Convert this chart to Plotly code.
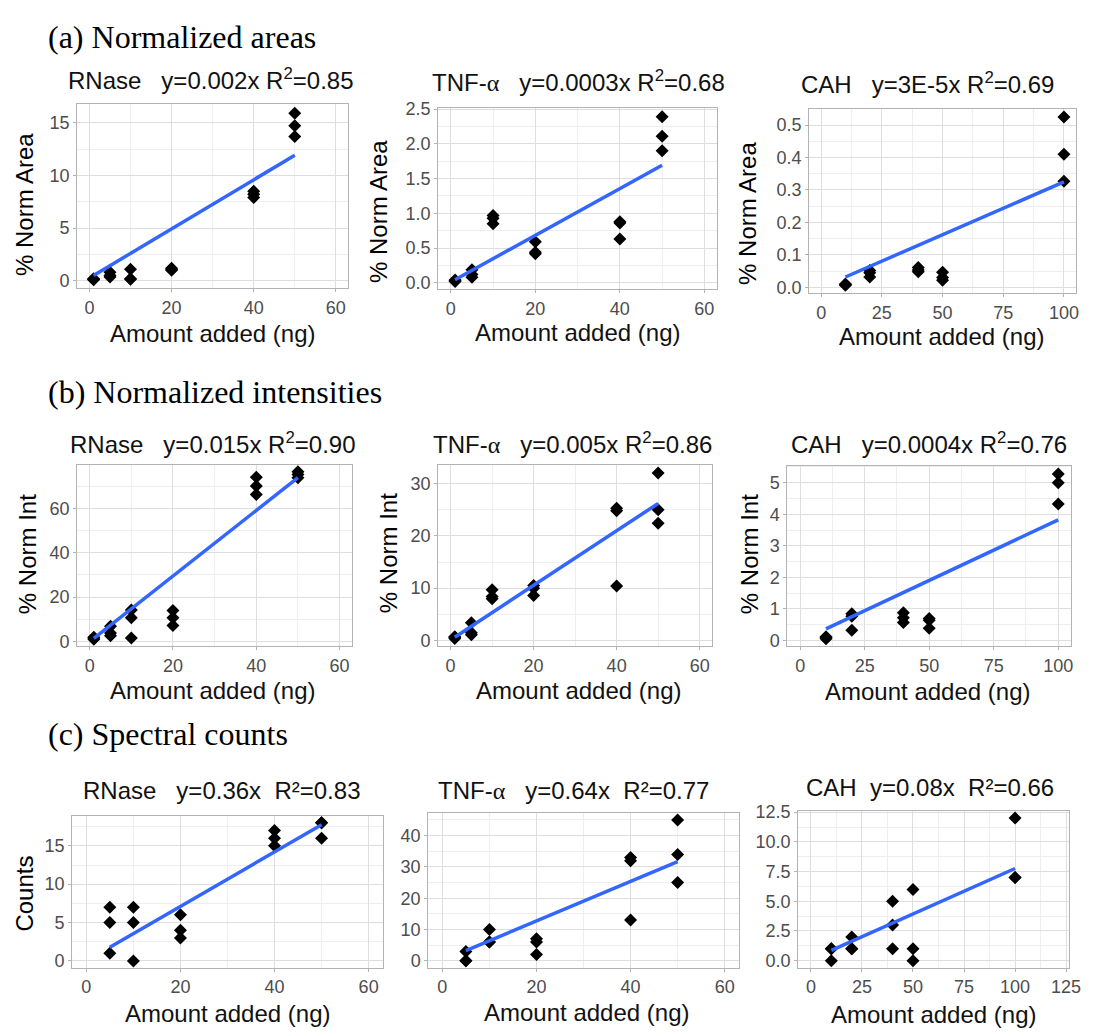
import plotly.graph_objects as go

# ---------------- data ----------------
amount_ab = [1, 1, 1, 5, 5, 5, 10, 10, 10, 20, 20, 20, 40, 40, 40, 50, 50, 50]
amount_cah = [10, 10, 10, 20, 20, 20, 40, 40, 40, 50, 50, 50, 100, 100, 100]
amount_c = [5, 5, 5, 10, 10, 10, 20, 20, 20, 40, 40, 40, 50, 50, 50]

rnase_area = [0.10, 0.15, 0.20, 0.80, 0.50, 0.35, 1.10, 0.20, 0.15,
              1.20, 1.10, 1.00, 8.5, 8.2, 7.9, 15.9, 14.7, 13.7]
tnf_area = [0.02, 0.03, 0.04, 0.19, 0.12, 0.08, 0.97, 0.93, 0.85,
            0.59, 0.44, 0.42, 0.88, 0.86, 0.63, 2.39, 2.11, 1.90]
cah_area = [0.006, 0.008, 0.010, 0.052, 0.045, 0.032, 0.061, 0.053, 0.048,
            0.046, 0.030, 0.022, 0.525, 0.410, 0.327]

rnase_int = [1.0, 1.5, 1.8, 6.8, 3.8, 2.5, 14.2, 10.6, 1.5,
             13.9, 10.6, 7.2, 74.1, 70.1, 66.3, 76.5, 75.3, 73.8]
tnf_int = [0.4, 0.6, 0.7, 3.4, 1.5, 1.1, 9.7, 8.4, 8.0,
           10.5, 10.0, 8.6, 25.3, 24.8, 10.4, 32.0, 25.0, 22.4]
cah_int = [0.12, 0.06, 0.09, 0.85, 0.77, 0.33, 0.88, 0.72, 0.57,
           0.70, 0.64, 0.39, 5.28, 5.00, 4.33]

rnase_counts = [7, 5, 1, 7, 5, 0, 6, 4, 3, 17, 16, 15, 18, 18, 16]
tnf_counts = [3, 0, 0, 10, 6, 6, 7, 6, 2, 33, 32, 13, 45, 34, 25]
cah_counts = [1, 0, 1, 2, 1, 1, 5, 3, 1, 6, 1, 0, 12, 7, 7]

# fitted line parameters (as drawn in the reference)
fit_slope = [0.2327, 0.0336, 0.00326, 1.48, 0.522, 0.0384, 0.355, 0.632, 0.0766]
fit_intercept = [0.27, 0.012, -0.001, -0.1, 0.1, -0.014, 0.0, 0.07, 0.1]

ALPHA = '<span style="font-family:Liberation Serif">α</span>'
NB = "\u00a0"
panel_titles = [
    f"RNase{NB*3}y=0.002x R<sup>2</sup>=0.85",
    f"TNF-{ALPHA}{NB*3}y=0.0003x R<sup>2</sup>=0.68",
    f"CAH{NB*3}y=3E-5x R<sup>2</sup>=0.69",
    f"RNase{NB*3}y=0.015x R<sup>2</sup>=0.90",
    f"TNF-{ALPHA}{NB*3}y=0.005x R<sup>2</sup>=0.86",
    f"CAH{NB*3}y=0.0004x R<sup>2</sup>=0.76",
    f"RNase{NB*3}y=0.36x{NB*2}R²=0.83",
    f"TNF-{ALPHA}{NB*3}y=0.64x{NB*2}R²=0.77",
    f"CAH{NB*2}y=0.08x{NB*2}R²=0.66",
]
y_titles = ["% Norm Area", "% Norm Area", "% Norm Area",
            "% Norm Int", "% Norm Int", "% Norm Int",
            "Counts", "", ""]
x_title = "Amount added (ng)"
section_labels = ["(a) Normalized areas", "(b) Normalized intensities", "(c) Spectral counts"]

x_ticks_60 = [0, 20, 40, 60]
x_ticks_100 = [0, 25, 50, 75, 100]
x_ticks_125 = [0, 25, 50, 75, 100, 125]

panel_x = [amount_ab, amount_ab, amount_cah, amount_ab, amount_ab, amount_cah,
           amount_c, amount_c, amount_cah]
panel_y = [rnase_area, tnf_area, cah_area, rnase_int, tnf_int, cah_int,
           rnase_counts, tnf_counts, cah_counts]

# ---------------- layout (pixel geometry) ----------------
W, H = 1095, 1032
# left, right, top, bottom in px
boxes = [(78, 352, 96, 283), (443, 725, 100, 284), (818, 1088, 101, 288),
         (78, 356, 462, 646), (443, 720, 462, 646), (796, 1083, 463, 646),
         (73, 387, 818, 972), (433, 747, 815, 972), (807, 1081, 813, 972)]
x_ranges = [[-3, 63], [-3, 63], [-5, 105], [-3, 63], [-3, 63], [-5, 105],
            [-3, 63], [-3, 63], [-6.25, 126.5]]
y_ranges = [[-0.7, 16.8], [-0.09, 2.52], [-0.018, 0.551],
            [-2.2, 79.7], [-1.1, 33.6], [-0.18, 5.54],
            [-0.9, 18.9], [-2.25, 47.25], [-0.6, 12.6]]
x_tickvals = [x_ticks_60, x_ticks_60, x_ticks_100, x_ticks_60, x_ticks_60, x_ticks_100,
              x_ticks_60, x_ticks_60, x_ticks_125]
y_dtick = [5, 0.5, 0.1, 20, 10, 1, 5, 10, 2.5]
y_fmt = ["", ".1f", ".1f", "", "", "", "", "", ".1f"]
title_pos = [(213, 71), (585, 73), (938, 75), (215, 440), (579, 440), (939, 440),
             (224, 792), (580, 792), (940, 789)]
ytitle_pos = [(25, 198), (382, 205), (755, 207), (28, 553), (393, 552), (758, 553),
              (25, 897), None, None]
xtitle_pos = [(215, 329), (584, 328), (952, 332), (215, 691), (585, 691), (938, 692),
              (230, 1018), (593, 1017), (944, 1019)]
section_pos = [(47, 28), (47, 388), (47, 735)]

FONT = "Liberation Sans, Arial, sans-serif"
GRID = "#DEDEDE"
MINOR = "#EEEEEE"
BORDER = "#B3B3B3"
TICKTXT = "#4D4D4D"


def px(x):
    return x / W


def py(y):
    return 1 - y / H


fig = go.Figure()
layout = dict(
    width=W, height=H, autosize=False,
    margin=dict(l=0, r=0, t=0, b=0),
    paper_bgcolor="white", plot_bgcolor="white",
    showlegend=False,
    font=dict(family=FONT, size=20, color="black"),
)
annotations = []

for i in range(9):
    n = "" if i == 0 else str(i + 1)
    xs, ys = panel_x[i], panel_y[i]
    fig.add_trace(go.Scatter(
        x=xs, y=ys, mode="markers", xaxis=f"x{n}", yaxis=f"y{n}",
        marker=dict(symbol="diamond", size=10, color="black"),
        hoverinfo="x+y"))
    x0, x1 = min(xs), max(xs)
    fig.add_trace(go.Scatter(
        x=[x0, x1], y=[fit_slope[i] * x0 + fit_intercept[i], fit_slope[i] * x1 + fit_intercept[i]],
        mode="lines", xaxis=f"x{n}", yaxis=f"y{n}",
        line=dict(color="#3366FF", width=3.5)))

    l, r, t, b = boxes[i]
    common = dict(showline=True, mirror=True, linecolor=BORDER, linewidth=1,
                  ticks="outside", ticklen=3, tickcolor=BORDER, tickwidth=1,
                  showgrid=True, gridcolor=GRID, gridwidth=1, zeroline=False,
                  tickfont=dict(family=FONT, size=18, color=TICKTXT),
                  fixedrange=True)
    xt = x_tickvals[i]
    layout[f"xaxis{n}"] = dict(
        common, domain=[px(l), px(r)], range=x_ranges[i], anchor=f"y{n}",
        tickmode="array", tickvals=xt, ticktext=[str(v) for v in xt],
        minor=dict(showgrid=True, gridcolor=MINOR, gridwidth=1,
                   dtick=(xt[1] - xt[0]) / 2, tick0=0, ticks=""))
    layout[f"yaxis{n}"] = dict(
        common, domain=[py(b), py(t)], range=y_ranges[i], anchor=f"x{n}",
        dtick=y_dtick[i], tick0=0, tickformat=y_fmt[i],
        minor=dict(showgrid=True, gridcolor=MINOR, gridwidth=1,
                   dtick=y_dtick[i] / 2, tick0=0, ticks=""))

    tx, ty = title_pos[i]
    annotations.append(dict(text=panel_titles[i], x=px(tx), y=py(ty), xref="paper", yref="paper",
                            xanchor="center", yanchor="middle", showarrow=False,
                            font=dict(family=FONT, size=24, color="#111111")))
    if ytitle_pos[i] is not None and y_titles[i]:
        yx, yy = ytitle_pos[i]
        annotations.append(dict(text=y_titles[i], x=px(yx), y=py(yy), xref="paper", yref="paper",
                                xanchor="center", yanchor="middle", showarrow=False, textangle=-90,
                                font=dict(family=FONT, size=24, color="black")))
    xx, xy = xtitle_pos[i]
    annotations.append(dict(text=x_title, x=px(xx), y=py(xy), xref="paper", yref="paper",
                            xanchor="center", yanchor="middle", showarrow=False,
                            font=dict(family=FONT, size=24, color="#111111")))

for lab, (sx, sy) in zip(section_labels, section_pos):
    annotations.append(dict(text=lab, x=px(sx), y=py(sy), xref="paper", yref="paper",
                            xanchor="left", yanchor="middle", showarrow=False,
                            font=dict(family="Liberation Serif, Times New Roman, serif",
                                      size=32, color="black")))

layout["annotations"] = annotations
fig.update_layout(**layout)
fig.write_html("out.html")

**********

Leave out any pictures, please, and quote only the lines from the top of the data through the line that contains "0.046, 0.030, 0.022, 0.525, 0.410, 0.327]".

**Correct output**.
Convert this chart to Plotly code.
import plotly.graph_objects as go

# ---------------- data ----------------
amount_ab = [1, 1, 1, 5, 5, 5, 10, 10, 10, 20, 20, 20, 40, 40, 40, 50, 50, 50]
amount_cah = [10, 10, 10, 20, 20, 20, 40, 40, 40, 50, 50, 50, 100, 100, 100]
amount_c = [5, 5, 5, 10, 10, 10, 20, 20, 20, 40, 40, 40, 50, 50, 50]

rnase_area = [0.10, 0.15, 0.20, 0.80, 0.50, 0.35, 1.10, 0.20, 0.15,
              1.20, 1.10, 1.00, 8.5, 8.2, 7.9, 15.9, 14.7, 13.7]
tnf_area = [0.02, 0.03, 0.04, 0.19, 0.12, 0.08, 0.97, 0.93, 0.85,
            0.59, 0.44, 0.42, 0.88, 0.86, 0.63, 2.39, 2.11, 1.90]
cah_area = [0.006, 0.008, 0.010, 0.052, 0.045, 0.032, 0.061, 0.053, 0.048,
            0.046, 0.030, 0.022, 0.525, 0.410, 0.327]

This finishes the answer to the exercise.